[WARNING: If personal notes get you bored, don’t read this.]
I was 11 years old boy when EPRDF took power. As a kid, I had a
confused feeling during the time the then 'Woyane' controlled Addis on Ginbot
20. During the nights before, we used to listen to 'Dimtsi Woyane’, radio
broadcasted by TPLF from battlefield. I remember the elderlies were very
worried however I kind of loved the guys from what they, the Woyanes, spoke on
the radio. In addition, my father, despite being a member of the then national
guard in the Ethio-Somalia border, had said he doesn't care if Derg is defeated,
or at least my sister had told me he had said so. As a child, I was looking at the opportunity of being reunited with my father when that happens.
Even though the 'Woyanes' were portrayed like monsters by the time they
took control of Addis Ababa, I liked them. I stared at them wondering at their
never-cut hair, old shorts, and sandals. I told a couple of them that I love
them when they come to our village for disarmament and search for illegal
holds of arms.
Soon later, they are worn with good uniforms and 'kesikis' shoes which
I had wished to have a pair. Their name became popularly EPRDF and the 'Woyane'
turned a derogatory term for 'Derg' propagandists already associated it with
equivalence to 'separatists'.
EPRDF took control of state-owned and widely listened radio
station monopoly and preached a lot about democracy, national liberation, equal rights, and so on. It was my formative age. Everything I listened to was sweet and
persuasive. On the contrary, the elderly in our neighborhood became so critical
of the new regime. I didn't know why but I thought it was only because it is a
government that EPRDF is hated and that only because newly formed opposition
political parties are not given the governing chance, that they are preferred.
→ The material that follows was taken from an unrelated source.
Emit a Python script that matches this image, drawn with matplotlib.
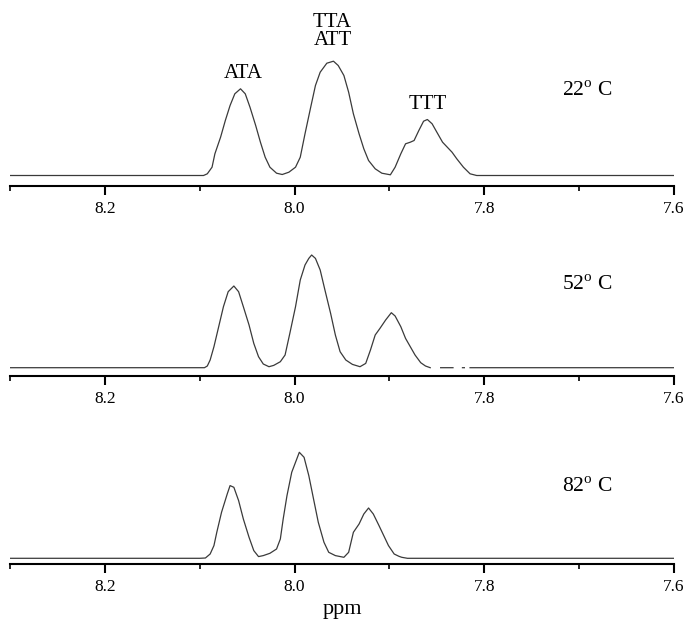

I didn't know why people became more concerned about their ethnic
background. Discussions of the older people seemed always as if there is
something to be worried about. I couldn't get the slightest idea of what bothered
them until I turned 18 and went with my father to 'Kebele' to get an ID. I was
asked what my 'nationality' (not citizenship but ethnicity) was. I never felt like belonging to
any ethnic group before. I turned my face toward my father who took almost a
minute to respond to. He looked like he lost an internal battle immediately
after that. My mother and father are from different regions (at least by birth) and it never
mattered before. Until now, telling the 'nationality/ethnicity written on my ID is
embarrassing to me. I always felt it isn't representative of my identity. It is
like I’m legally forced to feel belonged to one group and not to the rest.